Since the world has pretty much run out of IPv4 addresses, it isn’t as easy as it used to be to acquire pristine new blocks of address space. As a result, some organisations have taken to misbehaving and using blocks of address space without permission. They identify an unallocated block and just use it! No-one stops them (at least not especially quickly) because there’s no gatekeepers in the routing system — anyone with a router can announce anything they like.

However, if you use a block of unallocated address space you need your announcements to be propagated onward — and that’s where the route objects come in…

I recently came across AS204224 (CJSC Mashzavod-Marketing-Servis, Saint Petersburg, Russia) who had placed six route objects (four /19s and two /21s … that’s 36,000 individual IP addresses) into the RIPE database for unallocated IP address space.
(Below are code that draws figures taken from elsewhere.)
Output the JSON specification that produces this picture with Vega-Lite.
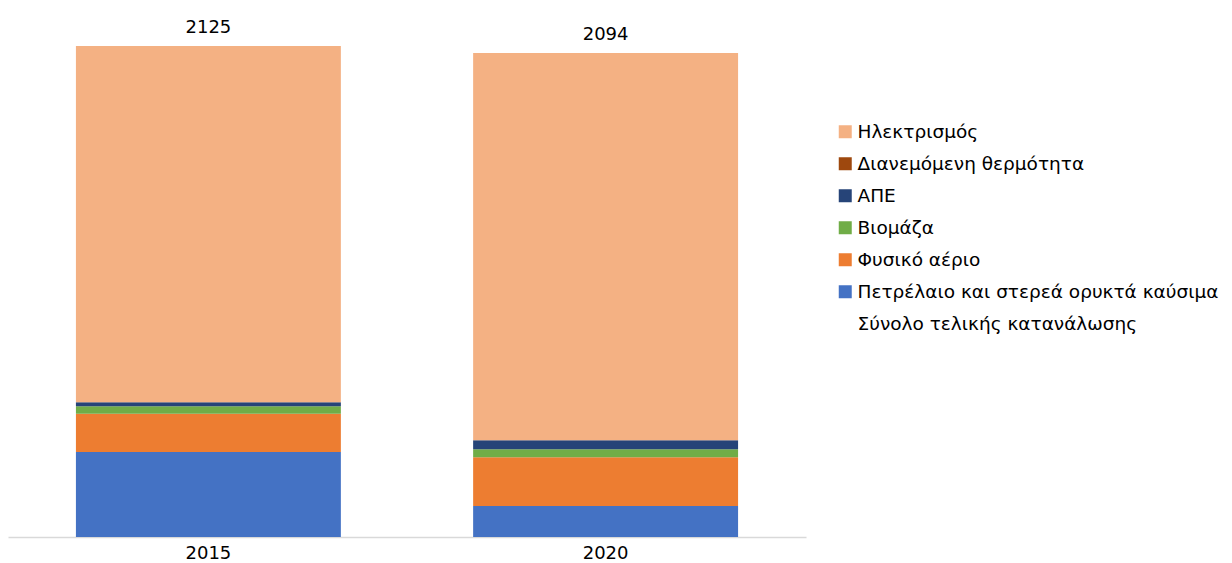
{
  "$schema": "https://vega.github.io/schema/vega-lite/v6.json",
  "width": 798,
  "height": 520,
  "autosize": {"type": "none"},
  "padding": {"left": 8, "top": 17, "right": 426, "bottom": 26},
  "background": "white",
  "config": {"view": {"stroke": null}, "font": "DejaVu Sans"},
  "datasets": {
    "parts": [
      {"year": "2015", "category": "Πετρέλαιο και στερεά ορυκτά καύσιμα", "value": 368, "ord": 1},
      {"year": "2015", "category": "Φυσικό αέριο", "value": 165, "ord": 2},
      {"year": "2015", "category": "Βιομάζα", "value": 33, "ord": 3},
      {"year": "2015", "category": "ΑΠΕ", "value": 17, "ord": 4},
      {"year": "2015", "category": "Διανεμόμενη θερμότητα", "value": 0, "ord": 5},
      {"year": "2015", "category": "Ηλεκτρισμός", "value": 1542, "ord": 6},
      {"year": "2020", "category": "Πετρέλαιο και στερεά ορυκτά καύσιμα", "value": 134, "ord": 1},
      {"year": "2020", "category": "Φυσικό αέριο", "value": 211, "ord": 2},
      {"year": "2020", "category": "Βιομάζα", "value": 35, "ord": 3},
      {"year": "2020", "category": "ΑΠΕ", "value": 39, "ord": 4},
      {"year": "2020", "category": "Διανεμόμενη θερμότητα", "value": 0, "ord": 5},
      {"year": "2020", "category": "Ηλεκτρισμός", "value": 1675, "ord": 6}
    ],
    "totals": [
      {"year": "2015", "total": 2125},
      {"year": "2020", "total": 2094}
    ]
  },
  "layer": [
    {
      "data": {"name": "parts"},
      "mark": {"type": "bar"},
      "encoding": {
        "x": {
          "field": "year", "type": "nominal",
          "scale": {"paddingInner": 0.333, "paddingOuter": 0.171},
          "axis": {"title": null, "labelAngle": 0, "ticks": false, "labelFontSize": 18, "labelColor": "#000000", "labelPadding": 7, "domainColor": "#D9D9D9", "domainWidth": 1.5, "grid": false}
        },
        "y": {"field": "value", "type": "quantitative", "stack": "zero", "scale": {"domain": [0, 2250], "nice": false, "zero": true}, "axis": null},
        "color": {
          "field": "category", "type": "nominal",
          "scale": {
            "domain": ["Ηλεκτρισμός", "Διανεμόμενη θερμότητα", "ΑΠΕ", "Βιομάζα", "Φυσικό αέριο", "Πετρέλαιο και στερεά ορυκτά καύσιμα", "Σύνολο τελικής κατανάλωσης"],
            "range": ["#F4B183", "#9E480E", "#264478", "#70AD47", "#ED7D31", "#4472C4", "#FFFFFF"]
          },
          "legend": {
            "title": null, "orient": "none", "legendX": 828, "legendY": 105.5, "padding": 0,
            "symbolType": "square", "symbolSize": 169, "symbolStrokeWidth": 0,
            "labelFontSize": 18.5, "labelColor": "#000000", "labelOffset": 3, "rowPadding": 13, "labelLimit": 500
          }
        },
        "order": {"field": "ord", "type": "quantitative"}
      }
    },
    {
      "data": {"name": "totals"},
      "mark": {"type": "text", "baseline": "alphabetic", "dy": -13, "fontSize": 18, "color": "#000000"},
      "encoding": {
        "x": {"field": "year", "type": "nominal"},
        "y": {"field": "total", "type": "quantitative"},
        "text": {"field": "total", "type": "quantitative", "format": "d"}
      }
    }
  ]
}
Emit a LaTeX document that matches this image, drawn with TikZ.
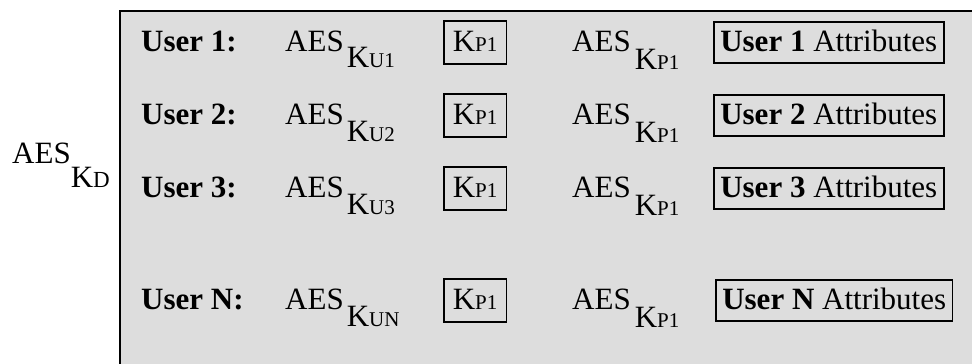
\documentclass[tikz,border=0pt]{standalone}
\usepackage{fontspec}
\setmainfont{Liberation Serif}
\definecolor{panelgray}{RGB}{221,221,221}
\newcommand{\bigfnt}{\fontsize{31pt}{36pt}\selectfont}
\newcommand{\subfnt}{\fontsize{21pt}{23pt}\selectfont}
\newcommand{\aesk}[3]{AES\hspace{#1}\raisebox{-#2}{K{\subfnt #3}}}
\begin{document}
\begin{tikzpicture}[x=1pt,y=-1pt,
  every node/.style={font=\bigfnt, inner sep=0pt},
  lbl/.style={anchor=base west},
  keybox/.style={draw, line width=1.6pt, anchor=base west, inner xsep=9pt, text height=30pt, text depth=13pt},
  attrbox/.style={draw, line width=1.6pt, anchor=base west, inner xsep=6.5pt, text height=29pt, text depth=12pt}]
\useasboundingbox (0,0) rectangle (972,364);
\fill[panelgray] (120,11) rectangle (980,370);
\draw[line width=2pt] (120,372) -- (120,11) -- (980,11);
\node[lbl] (kd) at (12,163) {AES\raisebox{-24pt}{K{\fontsize{23pt}{25pt}\selectfont D}}};
\foreach \r/\y/\ax in {1/51/713, 2/124/713, 3/197/713, N/309/715} {
  \node[lbl] (u\r) at (141,\y) {\textbf{User \r:}};
  \node[lbl] (a\r) at (285,\y) {\aesk{3pt}{17pt}{U\r}};
  \node[keybox] (k\r) at (443,\y) {K{\subfnt P1}};
  \node[lbl] (p\r) at (572,\y) {\aesk{4pt}{18pt}{P1}};
  \node[attrbox] (t\r) at (\ax,\y) {\textbf{User \r} Attributes};
}
\end{tikzpicture}
\end{document}
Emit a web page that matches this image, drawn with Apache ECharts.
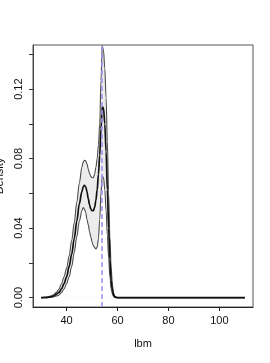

I reported this (of course) to RIPE who told me that they would mount an investigation and then at the start of the week they told me the routes had been removed. They were removed briefly yesterday (1 October) and they were promptly put back again by AS204224 !

Anyway — I’ve run a scan of ALL of the routes in the RIPE Database which are for unallocated address space and found 227 examples. Some of them are clearly a failure to clean things up in the dim and distant past, for example 216.98.217.0/24 is a block which was returned to ARIN and in 2012 ARIN returned it to IANA. I assume that the previous user of this address space “Heller Ehrman” is the international law firm Heller Ehrman LLP which was dissolved in 2008. There’s a number of similar examples.

However, many of the route objects appear to come from companies who have added the route objects in the past few months, for example AS201432 (RapidVDS of Vitry on Seine, France) has a dozen route objects, mainly /24s but also a route object for 151.158.0.0/16 (an unallocated block of 65536 IPs) which they added in May 2015. Also AS204225 (OJSC Kommunenergo, Kirov, Russia) has 33 route objects of which 29 /22 routes (just under 30,000 IPs) are for unallocated space. These all date from September 2015.

I have published the full list of the anomalies at https://cambridgecybercrime.uk/20151002-ripedatabase.txt since I am sure that RIPE will wish to delete any and all of these bogus entries. It’s clear to me (from the rapidity of AS204224 replacing their deleted entries) that some proper hygiene here, in this rather abstruse area of documenting usage of IP address space, is likely to make some difference. It may even (slightly) reduce the amount of spam that we all receive.

3 thoughts on “Badness in the RIPE Database

  1. The two JANET (AS786) entries in my list (which were remnants of ancient activity, and not in the least bit bad) have now been removed. So just 225 inappropriately recorded routes to go!

  2. Thanks for the analysis and for bringing these facts into the light of the day!

    Just one minor nit to pick: the entity you refer to as “RIPE” is actually the “RIPE NCC”.
    The term “RIPE” refers to the community in the RIPE NCC’s service region.

    And of course I’ll check our neck of the woods based on your list…

  3. good work, looking into this – it needs to be dealt with because it has some nasty real-world consequences in terms of prefix propagation in the DMZ.

    Also, it should be borne in mind that nearly all IRRDBs have this problem. The RIPE IRRDB is one of the ones which is less affected by this problem because you can only create route / route6 objects for non RIPE-region address space in it. If you attempt to create objects referring to RIPE-region address space, you need authentication from the resource holder, i.e. a password or pgp key, etc.

    The RIPE IRRDB is one of the only IRRDBs out there with hierarchical authentication.